_AVAILABLE DATA_:

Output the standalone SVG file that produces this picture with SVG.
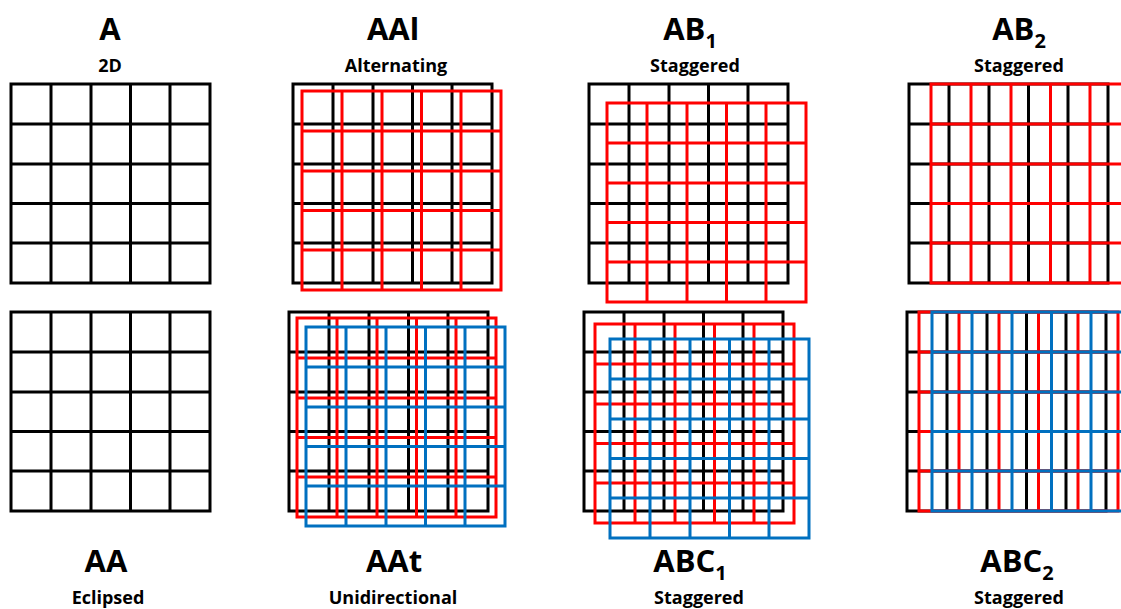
<svg xmlns="http://www.w3.org/2000/svg" xmlns:xlink="http://www.w3.org/1999/xlink" width="1121" height="609" viewBox="0 0 1121 609">
<style>
.g{fill:none;stroke-width:3;stroke-linecap:square}
.k{stroke:#000}
.r{stroke:#ff0000}
.b{stroke:#0070c0}
.t{font-family:"Open Sans","Liberation Sans",sans-serif;font-weight:bold;font-size:31px;fill:#000;text-anchor:middle}
.s{font-family:"Open Sans","Liberation Sans",sans-serif;font-weight:bold;font-size:18px;fill:#000;text-anchor:middle}
.sub{font-size:20px}
</style>
<defs>
<path id="grid" d="M0,0H199V199H0Z M40,0V199 M80,0V199 M119.5,0V199 M159,0V199 M0,40H199 M0,80H199 M0,119.5H199 M0,159H199"/>
</defs>
<rect width="1121" height="609" fill="#fff"/>

<g id="node-A">
<use xlink:href="#grid" class="g k" transform="translate(11,84)"/>
<text class="t" x="110" y="40">A</text>
<text class="s" x="110" y="72">2D</text>
</g>

<g id="node-AAl">
<use xlink:href="#grid" class="g k" transform="translate(293,84)"/>
<use xlink:href="#grid" class="g r" transform="translate(302,91)"/>
<text class="t" x="393" y="40">AAl</text>
<text class="s" x="396" y="72">Alternating</text>
</g>

<g id="node-AB1">
<use xlink:href="#grid" class="g k" transform="translate(589,84)"/>
<use xlink:href="#grid" class="g r" transform="translate(607,103)"/>
<text class="t" x="690" y="40">AB<tspan class="sub" dy="8">1</tspan></text>
<text class="s" x="695" y="72">Staggered</text>
</g>

<g id="node-AB2">
<use xlink:href="#grid" class="g k" transform="translate(909,84)"/>
<use xlink:href="#grid" class="g r" transform="translate(931,84)"/>
<text class="t" x="1019" y="40">AB<tspan class="sub" dy="8">2</tspan></text>
<text class="s" x="1019" y="72">Staggered</text>
</g>

<g id="node-AA">
<use xlink:href="#grid" class="g k" transform="translate(11,312)"/>
<text class="t" x="106" y="572">AA</text>
<text class="s" x="108" y="604">Eclipsed</text>
</g>

<g id="node-AAt">
<use xlink:href="#grid" class="g k" transform="translate(289,312)"/>
<use xlink:href="#grid" class="g r" transform="translate(297,318)"/>
<use xlink:href="#grid" class="g b" transform="translate(306,327)"/>
<text class="t" x="394" y="572">AAt</text>
<text class="s" x="393" y="604">Unidirectional</text>
</g>

<g id="node-ABC1">
<use xlink:href="#grid" class="g k" transform="translate(584,312)"/>
<use xlink:href="#grid" class="g r" transform="translate(595,324)"/>
<use xlink:href="#grid" class="g b" transform="translate(610,339)"/>
<text class="t" x="690" y="572">ABC<tspan class="sub" dy="8">1</tspan></text>
<text class="s" x="699" y="604">Staggered</text>
</g>

<g id="node-ABC2">
<use xlink:href="#grid" class="g k" transform="translate(907,312)"/>
<use xlink:href="#grid" class="g r" transform="translate(919,312)"/>
<use xlink:href="#grid" class="g b" transform="translate(932,312)"/>
<text class="t" x="1017" y="572">ABC<tspan class="sub" dy="8">2</tspan></text>
<text class="s" x="1019" y="604">Staggered</text>
</g>
</svg>
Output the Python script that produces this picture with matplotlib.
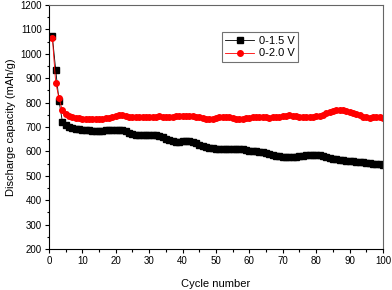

_EXERCISE OBJECTIVE_:
Copy out all the records exactly, excluding pictures.

_EXERCISE SOLUTION_:
Output the standalone SVG file that produces this picture with SVG.
<svg xmlns="http://www.w3.org/2000/svg" xmlns:xlink="http://www.w3.org/1999/xlink" width="1121" height="609" viewBox="0 0 1121 609">
<style>
.g{fill:none;stroke-width:3;stroke-linecap:square}
.k{stroke:#000}
.r{stroke:#ff0000}
.b{stroke:#0070c0}
.t{font-family:"Open Sans","Liberation Sans",sans-serif;font-weight:bold;font-size:31px;fill:#000;text-anchor:middle}
.s{font-family:"Open Sans","Liberation Sans",sans-serif;font-weight:bold;font-size:18px;fill:#000;text-anchor:middle}
.sub{font-size:20px}
</style>
<defs>
<path id="grid" d="M0,0H199V199H0Z M40,0V199 M80,0V199 M119.5,0V199 M159,0V199 M0,40H199 M0,80H199 M0,119.5H199 M0,159H199"/>
</defs>
<rect width="1121" height="609" fill="#fff"/>

<g id="node-A">
<use xlink:href="#grid" class="g k" transform="translate(11,84)"/>
<text class="t" x="110" y="40">A</text>
<text class="s" x="110" y="72">2D</text>
</g>

<g id="node-AAl">
<use xlink:href="#grid" class="g k" transform="translate(293,84)"/>
<use xlink:href="#grid" class="g r" transform="translate(302,91)"/>
<text class="t" x="393" y="40">AAl</text>
<text class="s" x="396" y="72">Alternating</text>
</g>

<g id="node-AB1">
<use xlink:href="#grid" class="g k" transform="translate(589,84)"/>
<use xlink:href="#grid" class="g r" transform="translate(607,103)"/>
<text class="t" x="690" y="40">AB<tspan class="sub" dy="8">1</tspan></text>
<text class="s" x="695" y="72">Staggered</text>
</g>

<g id="node-AB2">
<use xlink:href="#grid" class="g k" transform="translate(909,84)"/>
<use xlink:href="#grid" class="g r" transform="translate(931,84)"/>
<text class="t" x="1019" y="40">AB<tspan class="sub" dy="8">2</tspan></text>
<text class="s" x="1019" y="72">Staggered</text>
</g>

<g id="node-AA">
<use xlink:href="#grid" class="g k" transform="translate(11,312)"/>
<text class="t" x="106" y="572">AA</text>
<text class="s" x="108" y="604">Eclipsed</text>
</g>

<g id="node-AAt">
<use xlink:href="#grid" class="g k" transform="translate(289,312)"/>
<use xlink:href="#grid" class="g r" transform="translate(297,318)"/>
<use xlink:href="#grid" class="g b" transform="translate(306,327)"/>
<text class="t" x="394" y="572">AAt</text>
<text class="s" x="393" y="604">Unidirectional</text>
</g>

<g id="node-ABC1">
<use xlink:href="#grid" class="g k" transform="translate(584,312)"/>
<use xlink:href="#grid" class="g r" transform="translate(595,324)"/>
<use xlink:href="#grid" class="g b" transform="translate(610,339)"/>
<text class="t" x="690" y="572">ABC<tspan class="sub" dy="8">1</tspan></text>
<text class="s" x="699" y="604">Staggered</text>
</g>

<g id="node-ABC2">
<use xlink:href="#grid" class="g k" transform="translate(907,312)"/>
<use xlink:href="#grid" class="g r" transform="translate(919,312)"/>
<use xlink:href="#grid" class="g b" transform="translate(932,312)"/>
<text class="t" x="1017" y="572">ABC<tspan class="sub" dy="8">2</tspan></text>
<text class="s" x="1019" y="604">Staggered</text>
</g>
</svg>
Output the Python script that produces this picture with matplotlib.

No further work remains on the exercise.